Maybe if/when you give exams, you'd like to simple let the test be out of how many points the test is out of instead of playing with the points so they work out nicely (50 points, 100 points, etc). You could have a test that was out of 45 weighed the same as a test that was out of 62 weighed the same as a test that was out of 51... or have your final exam weighed more heavily even though it only had 61 points when you graded it.
Right now, everybody I know that wants to weigh assignments equally or proportionally within their gradebook has to play with the numbers, perform various calculations outside of Canvas (likely on a spreadsheet students don't have access to), and then plug in the new calculated values into Canvas. The numbers lose a bit of meaning to the students this way and it's burdensome for the instructors.
Anyhow, I'm just trying to find out how many people would benefit from this feature or something like it so that I can rally the troops, so to speak, to make sure we get enough votes in the future. Every other online gradebook I have used in the past has had this feature and I'd really like to see it developed in Canvas.
Thanks.
Sean
Hi Sean,
I think you've explained the rationale for this perfectly and if this was an active Feature Idea, I'd vote for it on the spot and I'd even campaign for it and commit to finding at least 10 other Canvas users to vote for it. I really think you should submit this as an idea, and when you do please be sure to place a link to it here so anyone that is following this discussion will be able to quickly go to this idea and vote for it.

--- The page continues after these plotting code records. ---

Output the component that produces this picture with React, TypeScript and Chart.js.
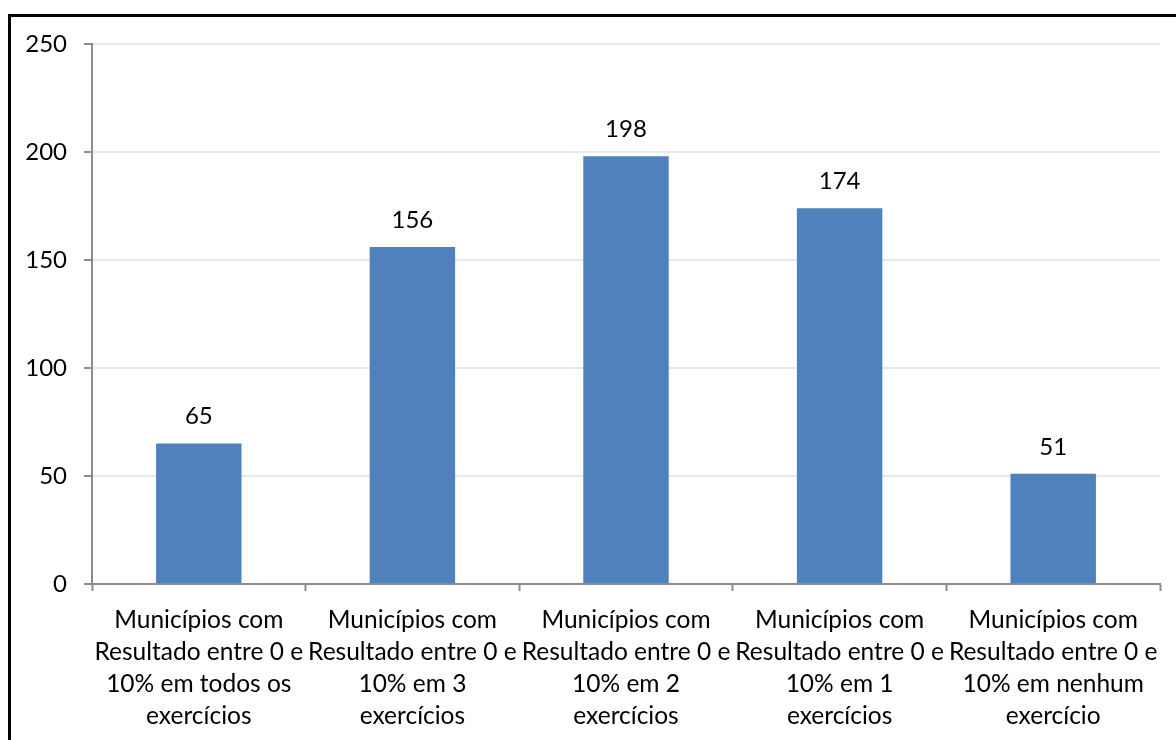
import React, { useEffect, useRef } from "react";
import { Chart, registerables } from "chart.js";

Chart.register(...registerables);

const categories: string[][] = [
  ["Municípios com", "Resultado entre 0 e", "10% em todos os", "exercícios"],
  ["Municípios com", "Resultado entre 0 e", "10% em 3", "exercícios"],
  ["Municípios com", "Resultado entre 0 e", "10% em 2", "exercícios"],
  ["Municípios com", "Resultado entre 0 e", "10% em 1", "exercícios"],
  ["Municípios com", "Resultado entre 0 e", "10% em nenhum", "exercício"],
];
const values: number[] = [65, 156, 198, 174, 51];
const yTicks: number[] = [0, 50, 100, 150, 200, 250];

const FONT = "Lato, Carlito, 'Open Sans', sans-serif";

const valueLabels = {
  id: "valueLabels",
  afterDatasetsDraw(chart: any) {
    const ctx = chart.ctx;
    const meta = chart.getDatasetMeta(0);
    ctx.save();
    ctx.font = `24px ${FONT}`;
    ctx.fillStyle = "#000";
    ctx.textAlign = "center";
    ctx.textBaseline = "middle";
    meta.data.forEach((bar: any, i: number) => {
      ctx.fillText(String(values[i]), bar.x, bar.y - 27);
    });
    ctx.restore();
  },
};

export default function App() {
  const ref = useRef<HTMLCanvasElement>(null);
  useEffect(() => {
    if (!ref.current) return;
    const chart = new Chart(ref.current, {
      type: "bar",
      data: {
        labels: categories,
        datasets: [
          {
            data: values,
            backgroundColor: "#4F81BD",
            barPercentage: 0.4,
            categoryPercentage: 1,
          },
        ],
      },
      options: {
        animation: false,
        responsive: false,
        maintainAspectRatio: false,
        layout: { padding: { top: 44, right: 16, left: 0, bottom: 0 } },
        plugins: { legend: { display: false }, tooltip: { enabled: false } },
        scales: {
          x: {
            afterFit: (s: any) => {
              s.height = 156;
            },
            grid: {
              offset: true,
              drawOnChartArea: false,
              drawTicks: true,
              tickLength: 7,
              tickColor: "#8c8c8c",
              tickWidth: 2,
            },
            border: { color: "#8c8c8c", width: 2 },
            ticks: {
              autoSkip: false,
              maxRotation: 0,
              minRotation: 0,
              padding: 13,
              color: "#000",
              font: { family: FONT, size: 24.5, lineHeight: 1.31 },
            },
          },
          y: {
            min: 0,
            max: 250,
            afterFit: (s: any) => {
              s.width = 92;
            },
            afterBuildTicks: (s: any) => {
              s.ticks = yTicks.map((v) => ({ value: v }));
            },
            grid: {
              color: "#e3e8f1",
              lineWidth: 2,
              tickLength: 8,
              tickColor: "#8c8c8c",
              tickWidth: 2,
            },
            border: { color: "#8c8c8c", width: 2 },
            ticks: {
              padding: 17,
              color: "#000",
              font: { family: FONT, size: 24 },
            },
          },
        },
      },
      plugins: [valueLabels],
    });
    return () => chart.destroy();
  }, []);

  return (
    <div style={{ position: "fixed", left: 0, top: 0, width: 1176, height: 740, overflow: "hidden", background: "#fff" }}>
      <div
        style={{
          position: "absolute",
          left: 8,
          top: 14,
          width: 1300,
          height: 900,
          borderLeft: "3px solid #000",
          borderTop: "3px solid #000",
        }}
      />
      <canvas ref={ref} width={1176} height={740} style={{ position: "absolute", left: 0, top: 0 }} />
    </div>
  );
}
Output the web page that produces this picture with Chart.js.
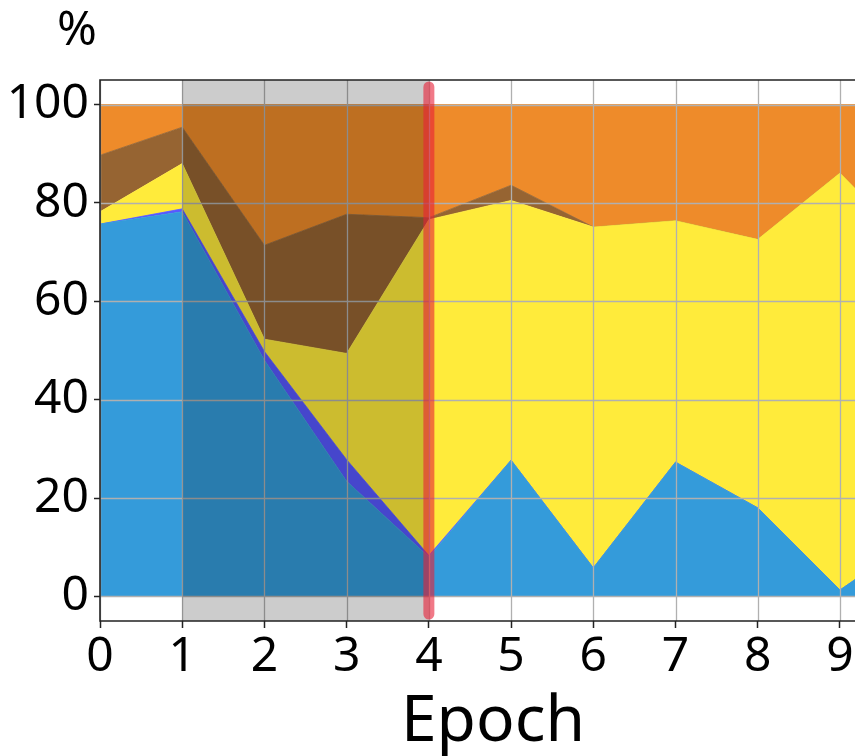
<!DOCTYPE html>
<html>
<head>
<meta charset="utf-8">
<script src="https://cdn.jsdelivr.net/npm/chart.js@4.4.0/dist/chart.umd.min.js"></script>
<style>
  body { margin: 0; background: #fff; overflow: hidden; }
</style>
</head>
<body>
<!-- the original figure is cropped on the right, so the canvas is a bit wider than the window -->
<canvas id="chart" width="890" height="756"></canvas>
<script>
// share of each group per epoch (stacked, sums to 100)
const epochs = [0, 1, 2, 3, 4, 5, 6, 7, 8, 9, 10];
const blueShare = [75.7, 78.2, 48.0, 23.4, 8.0, 27.7, 5.8, 27.3, 18.0, 1.3, 12.8];
const indigoShare = [0.0, 0.6, 1.8, 4.4, 0.3, 0, 0, 0, 0, 0, 0];
const yellowShare = [2.5, 9.2, 2.5, 21.6, 68.3, 52.8, 69.3, 49.1, 54.6, 84.8, 56.2];
const brownShare = [11.5, 7.4, 19.1, 28.3, 0.4, 3.1, 0, 0, 0, 0, 0];
const orangeShare = [10.3, 4.6, 28.6, 22.3, 23.0, 16.4, 24.9, 23.6, 27.4, 13.9, 31.0];

const xTicks = [0, 1, 2, 3, 4, 5, 6, 7, 8, 9];
const yTicks = [0, 20, 40, 60, 80, 100];
const shadeRange = [1, 4];
const markerEpoch = 4;

const FONT = "'Noto Sans', 'DejaVu Sans', sans-serif";

function series(values) {
  return epochs.map((e, i) => ({ x: e, y: values[i] }));
}

function layer(values, color, fill) {
  return {
    data: series(values),
    backgroundColor: color,
    borderColor: color,
    borderWidth: 0.8,
    pointRadius: 0,
    tension: 0,
    fill: fill
  };
}

// grid, shaded span and red marker go on top of the areas
const overlay = {
  id: "overlay",
  afterDatasetsDraw(chart) {
    const { ctx, chartArea: a, scales } = chart;
    const x = scales.x, y = scales.y;
    ctx.save();
    ctx.beginPath();
    ctx.rect(a.left, a.top, a.right - a.left, a.bottom - a.top);
    ctx.clip();

    ctx.strokeStyle = "#b0b0b0";
    ctx.lineWidth = 1.3;
    xTicks.forEach(v => {
      const px = Math.round(x.getPixelForValue(v)) + 0.5;
      ctx.beginPath(); ctx.moveTo(px, a.top); ctx.lineTo(px, a.bottom); ctx.stroke();
    });
    yTicks.forEach(v => {
      const py = Math.round(y.getPixelForValue(v)) + 0.5;
      ctx.beginPath(); ctx.moveTo(a.left, py); ctx.lineTo(a.right, py); ctx.stroke();
    });

    const s0 = x.getPixelForValue(shadeRange[0]);
    const s1 = x.getPixelForValue(shadeRange[1]);
    ctx.fillStyle = "rgba(0,0,0,0.2)";
    ctx.fillRect(s0, a.top, s1 - s0, a.bottom - a.top);

    const mx = x.getPixelForValue(markerEpoch);
    ctx.strokeStyle = "rgba(232,32,55,0.6)";
    ctx.lineWidth = 11;
    ctx.lineCap = "round";
    ctx.beginPath();
    ctx.moveTo(mx, y.getPixelForValue(103.6));
    ctx.lineTo(mx, y.getPixelForValue(-3.6));
    ctx.stroke();
    ctx.restore();
  },
  afterDraw(chart) {
    const { ctx, chartArea: a } = chart;
    ctx.save();
    ctx.strokeStyle = "#222";
    ctx.lineWidth = 1.6;
    ctx.beginPath();
    ctx.rect(a.left, a.top, a.right - a.left, a.bottom - a.top);
    ctx.stroke();

    ctx.fillStyle = "#000";
    ctx.font = "48px " + FONT;
    ctx.textAlign = "center";
    ctx.textBaseline = "middle";
    ctx.fillText("%", 77, 31);
    ctx.restore();
  }
};

new Chart(document.getElementById("chart"), {
  type: "line",
  data: {
    datasets: [
      layer(blueShare, "#349bda", "origin"),
      layer(indigoShare, "#5858ff", "-1"),
      layer(yellowShare, "#ffeb3b", "-1"),
      layer(brownShare, "#966432", "-1"),
      layer(orangeShare, "#ee8b2a", "-1")
    ]
  },
  options: {
    responsive: false,
    animation: false,
    layout: { padding: { top: 80, right: 4, left: 0, bottom: 0 } },
    plugins: { legend: { display: false }, tooltip: { enabled: false } },
    scales: {
      x: {
        type: "linear",
        min: 0,
        max: 9.56,
        afterBuildTicks: s => { s.ticks = xTicks.map(v => ({ value: v })); },
        afterFit: s => { s.height = 135; },
        grid: { color: "transparent", tickColor: "#222", tickLength: 7, tickWidth: 1.5 },
        border: { display: false },
        ticks: { color: "#000", font: { family: FONT, size: 48 }, padding: 1, maxRotation: 0 },
        title: { display: true, text: "Epoch", color: "#000", font: { family: FONT, size: 64 }, padding: { top: 0, bottom: -5 } }
      },
      y: {
        stacked: true,
        min: -5,
        max: 105,
        afterBuildTicks: s => { s.ticks = yTicks.map(v => ({ value: v })); },
        afterFit: s => { s.width = 100; },
        grid: { color: "transparent", tickColor: "#222", tickLength: 6, tickWidth: 1.5 },
        border: { display: false },
        ticks: { color: "#000", font: { family: FONT, size: 48 }, padding: 5 }
      }
    }
  },
  plugins: [overlay]
});
</script>
</body>
</html>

The link above is a current feature idea that just opened for voting on January 6 - please consider supporting it. I have tried to piggyback on this idea and add in the "out of" vs "worth" functionality. If we're able to get the 100 votes on that idea, I hope the Instructure developers consider what I (and others) have suggested.
Sean
Hi @sean_flaherty , I just discovered that you've posted this identical discussion twice in at least two different groups. Did you know that you can share a post in more than one community space? Rather than creating two copies with differing comment threads, you can create your post and then use the Share link in the upper right to share it into additional spaces. Because you are a member of the Higher Education group, for example, you can ask a question in the Start a Discussion/Question... area of that group, and then share it into another group, such as the K-12 group here. That unifies the conversation in a single thread.
So, I'm going to post the link to the parallel discussion currently underway in the Higher Education group: Canvas Gradebook - Assignments equally and/or proportionally weighted? I recommend that you lock one of them for further participation and direct people to the other one to eliminate the need for double posting.
Thanks, Stephanie. I'm pretty new at this so I'm not quite sure how it all works. I had also thought I could try to wrangle some support in each group in case the needs discussed for K12 and Higher Ed were a little different and then merge the two later but joining the two now is fine, too.
I appreciate all the guidance, Stephanie... and the support for the ideas.